Russian Aerospace Agency chief Yuri Koptev angrily dismissed Communist
demands to keep the nearly 15-year-old station in orbit, saying that a
20-hour loss of radio contact with Mir this week was a final warning that
time was up.
``The latest events have shown where frivolous and emotional approaches can
lead us,'' Koptev said. ``We must control events, not sit and pray for good
luck.''
Space officials lost contact with the unmanned station on Monday evening and
regained it, after frantic efforts, on Tuesday afternoon. They blamed the
mishap on a sudden and still unexplained power loss.

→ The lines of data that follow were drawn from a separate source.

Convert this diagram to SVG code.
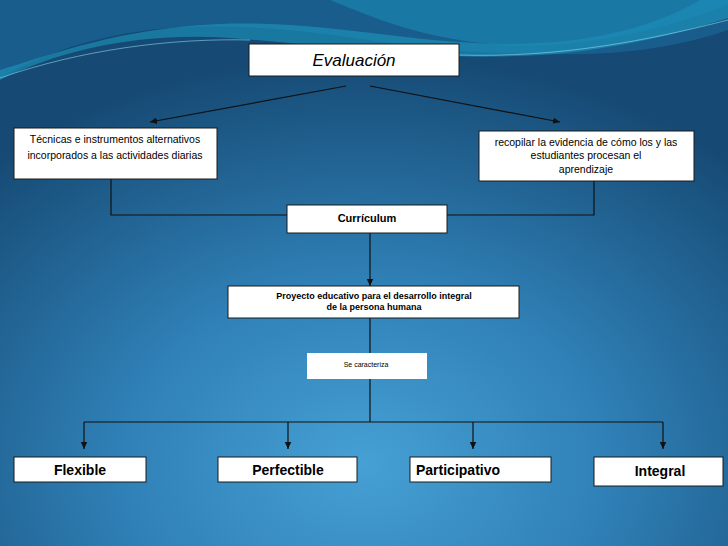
<svg xmlns="http://www.w3.org/2000/svg" width="728" height="546" viewBox="0 0 728 546">
<defs>
<radialGradient id="bg" cx="0.5" cy="0.85" r="0.75">
<stop offset="0" stop-color="#46a0d4"/>
<stop offset="0.45" stop-color="#2f80b6"/>
<stop offset="1" stop-color="#164a74"/>
</radialGradient>
<marker id="ah" markerWidth="8" markerHeight="8" refX="7" refY="4" orient="auto" markerUnits="userSpaceOnUse">
<path d="M0,0.8 L7,4 L0,7.2 Z" fill="#111"/>
</marker>
<style>
.box{fill:#fff;stroke:#1a1a1a;stroke-width:1}
.con{stroke:#111;stroke-width:1.2;fill:none}
.t{font-family:"Liberation Sans",Arial,sans-serif;fill:#000;text-anchor:middle}
.b{font-weight:bold}
</style>
</defs>
<rect width="728" height="546" fill="url(#bg)"/>
<path d="M0,0 H728 V30 C640,60 560,55 480,52 C380,48 300,20 170,28 C90,34 30,60 0,78 Z" fill="#1a5f8f" opacity="0.9"/>
<path d="M0,80 C60,50 140,32 230,38 C330,45 420,62 540,55 C620,50 690,30 728,18 V0 H700 C650,30 580,45 500,44 C400,42 320,20 220,24 C120,28 50,55 0,70 Z" fill="#1d9ec4" opacity="0.55"/>
<path d="M330,0 C380,20 420,38 500,45 C580,50 660,30 728,5 V0 Z" fill="#1b8ab5" opacity="0.6"/>
<path d="M0,78 C80,50 170,38 250,40" stroke="#8fe0f0" stroke-width="0.8" fill="none" opacity="0.7"/>
<path d="M459,55 C560,58 650,40 728,20" stroke="#8fe0f0" stroke-width="0.8" fill="none" opacity="0.7"/>
<g id="connectors">
<line class="con" x1="346" y1="86" x2="150" y2="122" marker-end="url(#ah)"/>
<line class="con" x1="370" y1="86" x2="560" y2="122" marker-end="url(#ah)"/>
<polyline class="con" points="111,179 111,215 287,215"/>
<polyline class="con" points="594,181 594,215 447,215"/>
<line class="con" x1="370" y1="233" x2="370" y2="286" marker-end="url(#ah)"/>
<line class="con" x1="370" y1="318" x2="370" y2="353"/>
<line class="con" x1="370" y1="379" x2="370" y2="422"/>
<line class="con" x1="84" y1="422" x2="663" y2="422"/>
<line class="con" x1="84" y1="422" x2="84" y2="449" marker-end="url(#ah)"/>
<line class="con" x1="288" y1="422" x2="288" y2="449" marker-end="url(#ah)"/>
<line class="con" x1="473" y1="422" x2="473" y2="449" marker-end="url(#ah)"/>
<line class="con" x1="663" y1="422" x2="663" y2="449" marker-end="url(#ah)"/>
</g>
<g id="evaluacion">
<rect class="box" x="249" y="44" width="210" height="32"/>
<text class="t" x="354" y="66" font-size="17" font-style="italic">Evaluación</text>
</g>
<g id="tecnicas">
<rect class="box" x="14" y="128" width="203" height="51"/>
<text class="t" x="115" y="143" font-size="10.5">Técnicas e instrumentos alternativos</text>
<text class="t" x="115" y="159" font-size="10.5">incorporados a las actividades diarias</text>
</g>
<g id="recopilar">
<rect class="box" x="479" y="131" width="215" height="50"/>
<text class="t" x="586" y="146" font-size="10.5">recopilar la evidencia de cómo los y las</text>
<text class="t" x="586" y="159" font-size="10.5">estudiantes procesan el</text>
<text class="t" x="586" y="173" font-size="10.5">aprendizaje</text>
</g>
<g id="curriculum">
<rect class="box" x="287" y="205" width="160" height="28"/>
<text class="t b" x="367" y="222" font-size="11">Currículum</text>
</g>
<g id="proyecto">
<rect class="box" x="228" y="286" width="291" height="32"/>
<text class="t b" x="374" y="299" font-size="9">Proyecto educativo  para el desarrollo integral</text>
<text class="t b" x="374" y="310" font-size="9">de la persona humana</text>
</g>
<g id="secaracteriza">
<rect x="307" y="353" width="120" height="26" fill="#fff"/>
<text class="t" x="366" y="367" font-size="7">Se caracteriza</text>
</g>
<g id="flexible">
<rect class="box" x="14" y="457" width="132" height="25"/>
<text class="t b" x="80" y="475" font-size="14">Flexible</text>
</g>
<g id="perfectible">
<rect class="box" x="218" y="457" width="139" height="25"/>
<text class="t b" x="288" y="475" font-size="14">Perfectible</text>
</g>
<g id="participativo">
<rect class="box" x="410" y="457" width="141" height="25"/>
<text class="t b" x="416" y="475" font-size="14" style="text-anchor:start">Participativo</text>
</g>
<g id="integral">
<rect class="box" x="594" y="457" width="129" height="29"/>
<text class="t b" x="660" y="476" font-size="14">Integral</text>
</g>
</svg>
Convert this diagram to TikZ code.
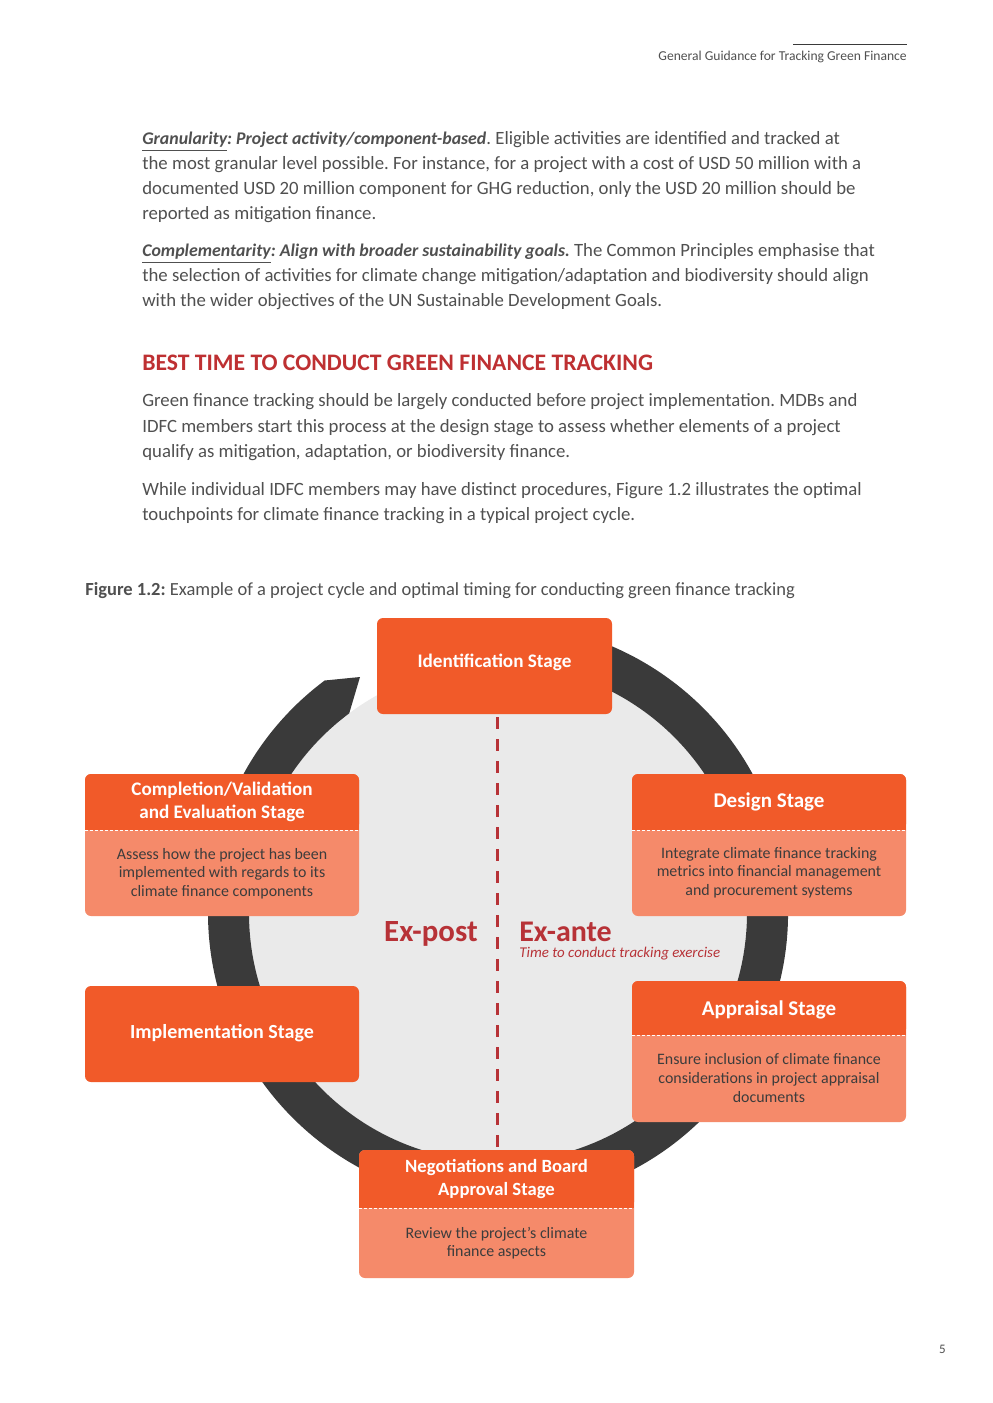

Koptev said the incident highlighted the wear and tear on the station.
``Russia mustn't allow such risks because of its obligations before the
international community, and this is why the president and the government
have decided to discard Mir in February,'' Koptev said.
Russia's Cabinet decided in November that Mir would come down in February.
Officials say it will be aimed into the Pacific Ocean, 900 to 1,200 miles
east of Australia on Feb. 27-28.
Next month, a Progress cargo ship carrying twice the usual amount of fuel
would be sent to the station to push it down. If that doesn't work, an
emergency crew would be ready to blast off within 12 hours to guide the
descent, Koptev said. He said the Cabinet would issue a formal order
approving the plan within days.
The government's decision has drawn criticism from Communists and others
lamenting the loss of the last remaining symbol of Soviet space glory.
Cosmonaut Svetlana Savitskaya, now a Communist lawmaker, said in an interview
with Echo of Moscow radio Wednesday that the move was a concession to NASA,
which has urged Russia to dump Mir and concentrate its scarce funds on the
new, 16-nation International Space Station.
Koptev shrugged off Savitskaya's comments. ``If Mir spins out of control
tomorrow, the president and the government will have to face the entire world
and explain where it would fall and what damage it would inflict,'' he said.
In an uncontrolled plunge, fragments of the 140-ton station could survive a
fiery re-entry and land in inhabited areas instead of the ocean. Mission
Control chief Vladimir Solovyov said Tuesday some chunks could weigh more
than 1,500 pounds.
Space officials recalled the embarrassment caused by a Soviet satellite that
crashed in northern Canada in 1978. Nobody was hurt, but radioactive
fragments were scattered over the wilderness. And in 1991, fragments of the
Soviet Salyut-7 space station fell on the Andes Mountains region of
Argentina, inflicting no damage but generating fears worldwide.
The unoccupied U.S. Skylab space station fell to Earth in 1979 when its orbit
deteriorated faster than anticipated, creating sonic booms and spreading
debris over western Australia. No one was hurt.
Mir has survived several accidents, including a fire and a near-fatal
collision with an unmanned cargo ship in 1997. Its latest crews have spent
much of their time trying to fix problems.